### Given problem
Go through the entries below and print each one exactly, leaving out pictures.

::::

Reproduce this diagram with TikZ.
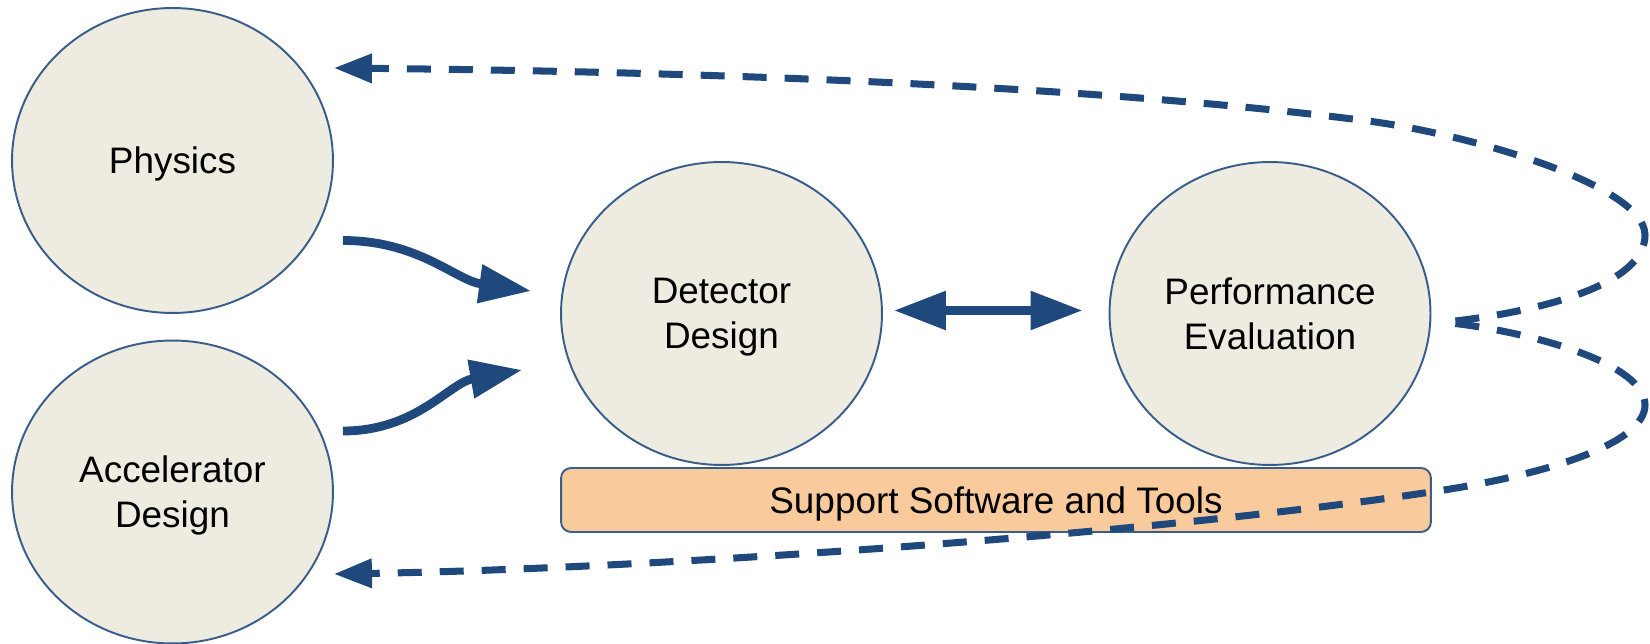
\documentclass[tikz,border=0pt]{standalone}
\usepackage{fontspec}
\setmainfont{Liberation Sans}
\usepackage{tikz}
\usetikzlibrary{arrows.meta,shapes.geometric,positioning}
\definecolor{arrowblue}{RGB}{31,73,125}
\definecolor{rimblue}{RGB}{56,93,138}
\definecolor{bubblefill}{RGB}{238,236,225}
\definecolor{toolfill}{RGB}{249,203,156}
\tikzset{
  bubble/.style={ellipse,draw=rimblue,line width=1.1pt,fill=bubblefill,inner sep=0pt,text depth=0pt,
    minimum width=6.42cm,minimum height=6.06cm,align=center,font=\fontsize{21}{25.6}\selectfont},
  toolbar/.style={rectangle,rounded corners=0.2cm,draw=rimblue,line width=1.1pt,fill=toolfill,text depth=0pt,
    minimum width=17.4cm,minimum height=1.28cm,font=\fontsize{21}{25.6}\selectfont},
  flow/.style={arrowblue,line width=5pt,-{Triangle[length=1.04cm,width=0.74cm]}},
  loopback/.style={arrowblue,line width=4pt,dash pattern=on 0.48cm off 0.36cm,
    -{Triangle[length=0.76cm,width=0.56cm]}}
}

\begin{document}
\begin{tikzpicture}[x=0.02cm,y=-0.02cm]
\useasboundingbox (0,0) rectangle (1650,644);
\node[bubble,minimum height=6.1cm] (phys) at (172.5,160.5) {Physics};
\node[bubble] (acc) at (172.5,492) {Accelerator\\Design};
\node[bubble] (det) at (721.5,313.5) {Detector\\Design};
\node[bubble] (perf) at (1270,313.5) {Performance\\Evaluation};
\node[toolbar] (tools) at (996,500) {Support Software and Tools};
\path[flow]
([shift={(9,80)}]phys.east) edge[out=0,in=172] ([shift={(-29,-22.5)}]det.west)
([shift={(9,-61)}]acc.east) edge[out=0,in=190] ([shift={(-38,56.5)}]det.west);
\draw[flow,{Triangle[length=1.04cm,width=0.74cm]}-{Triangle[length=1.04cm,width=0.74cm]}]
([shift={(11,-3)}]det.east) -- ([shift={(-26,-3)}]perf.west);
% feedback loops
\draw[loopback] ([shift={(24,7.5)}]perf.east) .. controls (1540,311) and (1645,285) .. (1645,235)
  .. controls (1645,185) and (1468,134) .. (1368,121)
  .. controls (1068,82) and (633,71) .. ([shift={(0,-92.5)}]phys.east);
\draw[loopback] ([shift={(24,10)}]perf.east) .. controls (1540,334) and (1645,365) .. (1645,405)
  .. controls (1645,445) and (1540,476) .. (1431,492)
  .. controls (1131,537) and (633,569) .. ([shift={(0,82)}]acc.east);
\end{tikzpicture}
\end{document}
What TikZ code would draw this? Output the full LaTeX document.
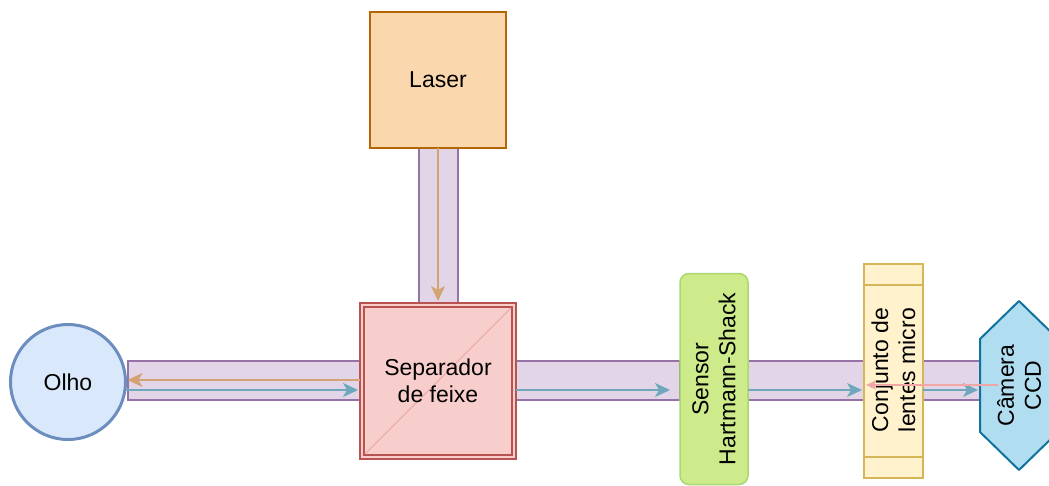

::::

### Answer below
Reproduce this diagram with TikZ.
\documentclass[tikz,border=0pt]{standalone}
\usepackage{fontspec}
\setmainfont{Liberation Sans}
\usepackage{tikz}
\usetikzlibrary{arrows.meta,shapes.geometric,positioning}
\definecolor{arrowblue}{RGB}{31,73,125}
\definecolor{rimblue}{RGB}{56,93,138}
\definecolor{bubblefill}{RGB}{238,236,225}
\definecolor{toolfill}{RGB}{249,203,156}
\tikzset{
  bubble/.style={ellipse,draw=rimblue,line width=1.1pt,fill=bubblefill,inner sep=0pt,text depth=0pt,
    minimum width=6.42cm,minimum height=6.06cm,align=center,font=\fontsize{21}{25.6}\selectfont},
  toolbar/.style={rectangle,rounded corners=0.2cm,draw=rimblue,line width=1.1pt,fill=toolfill,text depth=0pt,
    minimum width=17.4cm,minimum height=1.28cm,font=\fontsize{21}{25.6}\selectfont},
  flow/.style={arrowblue,line width=5pt,-{Triangle[length=1.04cm,width=0.74cm]}},
  loopback/.style={arrowblue,line width=4pt,dash pattern=on 0.48cm off 0.36cm,
    -{Triangle[length=0.76cm,width=0.56cm]}}
}

\begin{document}
\begin{tikzpicture}[x=0.02cm,y=-0.02cm]
\useasboundingbox (0,0) rectangle (1650,644);
\node[bubble,minimum height=6.1cm] (phys) at (172.5,160.5) {Physics};
\node[bubble] (acc) at (172.5,492) {Accelerator\\Design};
\node[bubble] (det) at (721.5,313.5) {Detector\\Design};
\node[bubble] (perf) at (1270,313.5) {Performance\\Evaluation};
\node[toolbar] (tools) at (996,500) {Support Software and Tools};
\path[flow]
([shift={(9,80)}]phys.east) edge[out=0,in=172] ([shift={(-29,-22.5)}]det.west)
([shift={(9,-61)}]acc.east) edge[out=0,in=190] ([shift={(-38,56.5)}]det.west);
\draw[flow,{Triangle[length=1.04cm,width=0.74cm]}-{Triangle[length=1.04cm,width=0.74cm]}]
([shift={(11,-3)}]det.east) -- ([shift={(-26,-3)}]perf.west);
% feedback loops
\draw[loopback] ([shift={(24,7.5)}]perf.east) .. controls (1540,311) and (1645,285) .. (1645,235)
  .. controls (1645,185) and (1468,134) .. (1368,121)
  .. controls (1068,82) and (633,71) .. ([shift={(0,-92.5)}]phys.east);
\draw[loopback] ([shift={(24,10)}]perf.east) .. controls (1540,334) and (1645,365) .. (1645,405)
  .. controls (1645,445) and (1540,476) .. (1431,492)
  .. controls (1131,537) and (633,569) .. ([shift={(0,82)}]acc.east);
\end{tikzpicture}
\end{document}
What TikZ code would draw this? Output the full LaTeX document.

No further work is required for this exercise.